My writers block was due to fear and doubts. During these last 45 days I had a decent job, I had gone and toured about a dozen colleges. I spoke to financial aid at a few of these colleges and what I heard sounded promising, to say the least. I even managed to squeeze a hockey game in. I’ve since lost that job, due to a drop in production orders. I’ve received news from one college that financial aid won’t go as far as I had hoped.
I’m not sharing this seeking sympathy, but to explain the oddity that is depression. You see, I’m actually happier now than I was at the beginning of this. I don’t entirely know why, I’d like to believe it’s because I won’t let go of my dreams and goals this time. I realize it might even be a bit of a Hail Mery, and I will be discouraged as I try, even when everything is actually going right. That’s just how depression is. However at the same time I feel like I’ve finally got a handle on this, that everything will work out. I’ve just got additional hurdles to overcome now, no big deal. The harder obstacles were already there anyways.

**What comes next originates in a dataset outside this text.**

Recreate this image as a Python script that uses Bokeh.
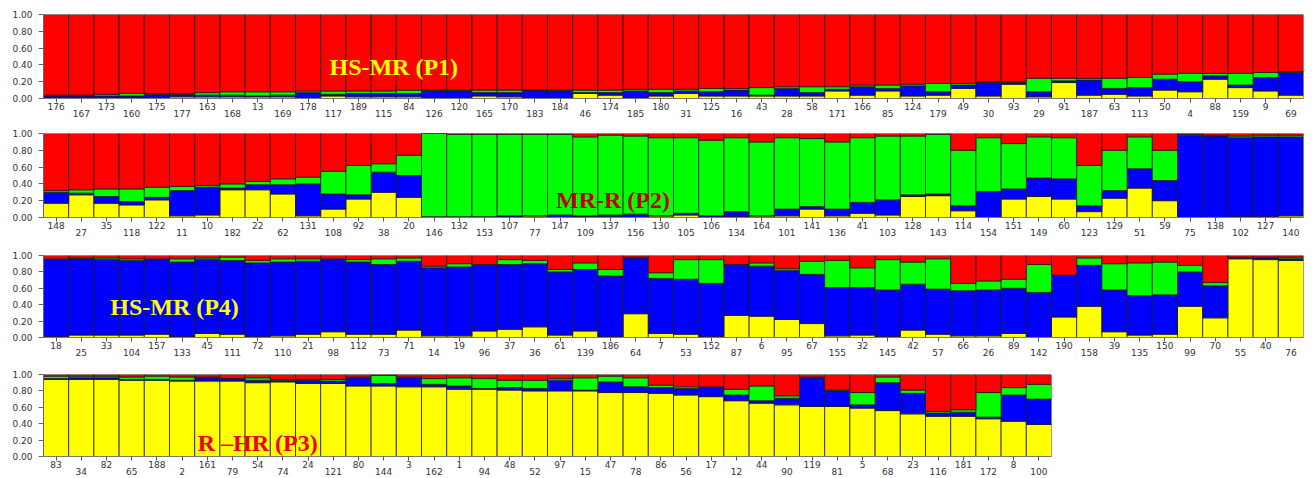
from bokeh.plotting import figure
from bokeh.models import (ColumnDataSource, Range1d, FixedTicker, LinearAxis, Label,
                          NumeralTickFormatter, CustomJSTickFormatter)
from bokeh.layouts import column
from bokeh.embed import file_html
from bokeh.resources import INLINE

# ---------------- data ----------------
p1_labels = ["176","167","173","160","175","177","163","168","13","169",
             "178","117","189","115","84","126","120","165","170","183",
             "184","46","174","185","180","31","125","16","43","28",
             "58","171","166","85","124","179","49","30","93","29",
             "91","187","63","113","50","4","88","159","9","69"]
p1_yellow = [.01,.01,.01,.01,.01,.02,.02,.02,.02,.02,.01,.03,.02,.02,.02,.01,.01,.03,.02,.01,
             .01,.06,.04,.01,.03,.06,.03,.03,.03,.03,.03,.09,.04,.09,.03,.04,.12,.03,.17,.02,
             .19,.04,.05,.03,.10,.08,.23,.13,.09,.04]
p1_blue = [.02,.02,.02,.02,.04,.03,.02,.02,.01,.02,.06,.02,.04,.04,.04,.08,.08,.04,.05,.09,
           .08,.01,.03,.08,.04,.03,.05,.07,.01,.09,.04,.02,.10,.03,.12,.04,.04,.16,.02,.06,
           .02,.18,.07,.10,.13,.12,.04,.03,.16,.27]
p1_green = [.01,.01,.02,.03,.01,.01,.03,.04,.05,.04,.02,.04,.03,.03,.04,.01,.01,.03,.03,.00,
            .01,.03,.03,.02,.04,.02,.04,.02,.09,.02,.07,.03,.02,.04,.02,.10,.02,.01,.01,.16,
            .03,.02,.12,.12,.06,.10,.03,.14,.06,.01]
p1_red = [.96,.96,.95,.94,.94,.94,.93,.92,.92,.92,.91,.91,.91,.91,.90,.90,.90,.90,.90,.90,
          .90,.90,.90,.89,.89,.89,.88,.88,.87,.86,.86,.86,.84,.84,.83,.82,.82,.80,.80,.76,
          .76,.76,.76,.75,.71,.70,.70,.70,.69,.68]

p2_labels = ["148","27","35","118","122","11","10","182","22","62",
             "131","108","92","38","20","146","132","153","107","77",
             "147","109","137","156","130","105","106","134","164","101",
             "141","136","41","103","128","143","114","154","151","149",
             "60","123","129","51","59","75","138","102","127","140"]
p2_yellow = [.17,.27,.17,.15,.21,.02,.03,.33,.33,.28,.02,.10,.22,.30,.24,.00,.00,.00,.00,.02,
             .00,.01,.01,.00,.02,.03,.00,.01,.02,.02,.10,.02,.05,.03,.25,.26,.08,.00,.22,.25,
             .22,.07,.23,.35,.20,.00,.00,.01,.01,.02]
p2_blue = [.13,.02,.08,.04,.03,.30,.33,.02,.06,.11,.38,.18,.05,.24,.26,.01,.01,.01,.02,.00,
           .03,.01,.02,.04,.00,.02,.02,.06,.00,.08,.03,.08,.13,.18,.02,.02,.06,.31,.12,.22,
           .24,.07,.09,.23,.24,.98,.97,.94,.95,.94]
p2_green = [.02,.04,.09,.15,.12,.05,.02,.05,.04,.07,.08,.27,.35,.10,.24,.99,.98,.98,.97,.97,
            .96,.94,.95,.93,.93,.90,.90,.88,.88,.85,.81,.80,.77,.76,.70,.71,.66,.64,.54,.49,
            .49,.48,.48,.38,.36,.01,.01,.02,.02,.02]
p2_red = [.68,.67,.66,.66,.64,.63,.62,.60,.57,.54,.52,.45,.38,.36,.26,.00,.01,.01,.01,.01,
          .01,.04,.02,.03,.05,.05,.08,.05,.10,.05,.06,.10,.05,.03,.03,.01,.20,.05,.12,.04,
          .05,.38,.20,.04,.20,.01,.02,.03,.02,.02]

p4_labels = ["18","25","33","104","157","133","45","111","72","110",
             "21","98","112","73","71","14","19","96","37","36",
             "61","139","186","64","7","53","152","87","6","95",
             "67","155","32","145","42","57","66","26","89","142",
             "190","158","39","135","150","99","70","55","40","76"]
p4_yellow = [.01,.03,.03,.03,.04,.01,.05,.04,.01,.02,.04,.07,.04,.04,.09,.02,.02,.08,.10,.13,
             .03,.08,.01,.29,.05,.04,.01,.27,.26,.22,.17,.02,.03,.01,.09,.04,.02,.02,.05,.00,
             .25,.38,.07,.03,.04,.38,.24,.96,.95,.94]
p4_blue = [.94,.93,.92,.91,.91,.91,.90,.90,.90,.90,.89,.88,.88,.85,.84,.83,.84,.80,.79,.77,
           .77,.75,.74,.68,.67,.67,.65,.61,.61,.60,.60,.59,.58,.57,.56,.55,.55,.56,.55,.55,
           .51,.50,.51,.48,.48,.42,.39,.01,.02,.02]
p4_green = [.01,.01,.02,.02,.01,.04,.02,.04,.03,.04,.03,.01,.03,.07,.04,.02,.04,.01,.06,.04,
            .03,.08,.08,.01,.07,.24,.29,.01,.04,.02,.16,.33,.24,.37,.27,.37,.09,.11,.11,.34,
            .00,.09,.32,.40,.40,.08,.04,.01,.01,.02]
p4_red = [.04,.03,.03,.04,.04,.04,.03,.02,.06,.04,.04,.04,.05,.04,.03,.13,.10,.11,.05,.06,
          .17,.09,.17,.02,.21,.05,.05,.11,.09,.16,.07,.06,.15,.05,.08,.04,.34,.31,.29,.11,
          .24,.03,.10,.09,.08,.12,.33,.02,.02,.02]

p3_labels = ["83","34","82","65","188","2","161","79","54","74",
             "24","121","80","144","3","162","1","94","48","52",
             "97","15","47","78","86","56","17","12","44","90",
             "119","81","5","68","23","116","181","172","8","100"]
p3_yellow = [.94,.94,.94,.93,.93,.92,.92,.92,.90,.91,.89,.89,.86,.86,.85,.85,.82,.82,.81,.80,
             .80,.80,.78,.78,.77,.75,.73,.68,.65,.63,.61,.61,.59,.56,.52,.49,.49,.46,.43,.39]
p3_blue = [.01,.02,.02,.01,.01,.01,.04,.03,.03,.02,.04,.03,.10,.03,.11,.03,.04,.01,.03,.03,
           .13,.01,.13,.07,.07,.08,.11,.07,.03,.08,.35,.19,.04,.34,.25,.04,.05,.02,.32,.31]
p3_green = [.03,.02,.02,.03,.04,.04,.01,.00,.03,.01,.01,.02,.01,.10,.01,.07,.10,.12,.09,.10,
            .02,.15,.07,.11,.03,.02,.01,.07,.18,.03,.01,.01,.15,.07,.04,.02,.03,.30,.09,.18]
p3_red = [.02,.02,.02,.03,.02,.03,.03,.05,.04,.06,.06,.06,.03,.01,.03,.05,.04,.05,.07,.07,
          .05,.04,.02,.04,.13,.15,.15,.18,.14,.26,.03,.19,.22,.03,.19,.45,.43,.22,.16,.12]

cluster_colors = ["#ffff00", "#0000ff", "#00ff00", "#ff0000"]

BAR_PX = 25.2
TICK_FONT = "DejaVu Sans"
TICK_SIZE = "9px"
TICK_COLOR = "#333333"


def make_panel(labels, yel, blu, grn, red, frame_h, top, title, tx, ty, tcolor):
    n = len(labels)
    xs = list(range(n))
    src = ColumnDataSource(dict(x=xs, yellow=yel, blue=blu, green=grn, red=red))
    p = figure(frame_width=int(round(n * BAR_PX)), frame_height=frame_h,
               x_range=Range1d(-0.5, n - 0.5), y_range=Range1d(0, 1),
               x_axis_type=None, y_axis_type=None,
               output_backend="svg", toolbar_location=None,
               min_border_left=43, min_border_right=6,
               min_border_top=top, min_border_bottom=0)
    p.outline_line_color = None
    p.background_fill_color = "white"
    p.border_fill_color = "white"
    p.vbar_stack(["yellow", "blue", "green", "red"], x="x", width=1.0, source=src,
                 color=cluster_colors, line_color="#1a1a1a", line_width=0.8)

    yax = LinearAxis(ticker=FixedTicker(ticks=[0, 0.2, 0.4, 0.6, 0.8, 1.0]),
                     formatter=NumeralTickFormatter(format="0.00"))
    yax.axis_line_color = "#666666"
    yax.major_tick_line_color = "#666666"
    yax.major_tick_out = 5
    yax.major_tick_in = 0
    yax.major_label_standoff = 6
    yax.major_label_text_font = TICK_FONT
    yax.major_label_text_font_size = TICK_SIZE
    yax.major_label_text_color = TICK_COLOR
    p.add_layout(yax, "left")

    fmt_even = CustomJSTickFormatter(args=dict(labels=labels),
                                     code="const i = Math.round(tick); return (i % 2 == 0) ? labels[i] : '';")
    axa = LinearAxis(ticker=FixedTicker(ticks=xs), formatter=fmt_even)
    axa.axis_line_color = "#777777"
    axa.major_tick_line_color = "#555555"
    axa.major_tick_out = 4
    axa.major_tick_in = 0
    axa.major_label_standoff = 0
    axa.major_label_text_font = TICK_FONT
    axa.major_label_text_font_size = TICK_SIZE
    axa.major_label_text_color = TICK_COLOR
    p.add_layout(axa, "below")

    fmt_odd = CustomJSTickFormatter(args=dict(labels=labels),
                                    code="const i = Math.round(tick); return labels[i];")
    axb = LinearAxis(ticker=FixedTicker(ticks=[i for i in xs if i % 2 == 1]), formatter=fmt_odd)
    axb.axis_line_color = None
    axb.major_tick_line_color = None
    axb.major_tick_out = 0
    axb.major_tick_in = 0
    axb.major_label_standoff = -3
    axb.major_label_text_font = TICK_FONT
    axb.major_label_text_font_size = TICK_SIZE
    axb.major_label_text_color = TICK_COLOR
    p.add_layout(axb, "below")

    p.add_layout(Label(x=tx, y=ty, text=title, text_font="Liberation Serif",
                       text_font_style="bold", text_font_size="24px", text_color=tcolor,
                       text_align="center", text_baseline="middle"))
    return p


f1 = make_panel(p1_labels, p1_yellow, p1_blue, p1_green, p1_red, 84, 14,
                "HS-MR (P1)", 13.4, 0.37, "#ffff00")
f2 = make_panel(p2_labels, p2_yellow, p2_blue, p2_green, p2_red, 84, 14,
                "MR-R (P2)", 22.1, 0.21, "#c00000")
f3 = make_panel(p4_labels, p4_yellow, p4_blue, p4_green, p4_red, 82, 17,
                "HS-MR (P4)", 4.7, 0.37, "#ffff00")
f4 = make_panel(p3_labels, p3_yellow, p3_blue, p3_green, p3_red, 82, 16,
                "R \u2013HR (P3)", 8.0, 0.16, "#ee0000")

layout = column(f1, f2, f3, f4, spacing=0)
open("out.html", "w").write(file_html(layout, INLINE))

Funny, I don’t think anyone ever worries about those obstacles when they’re going 200 KM/H, then they suddenly slam into them. I know I can obtain my dreams, but I still have to go slow and acknowledge my limitations too. I have to keep my depression from getting the better of me, ignore unreasonable doubts and fears. I have to respect the reasonable doubts and fears and remove or overcome them, this is a part of that process.
I need to keep the mystery for a little longer unfortunately, I promise what’s ahead is as much an adventure for my readers as it is for myself. I’ve already drafted a few more posts for the coming weeks and I’ve included some hints in this post too.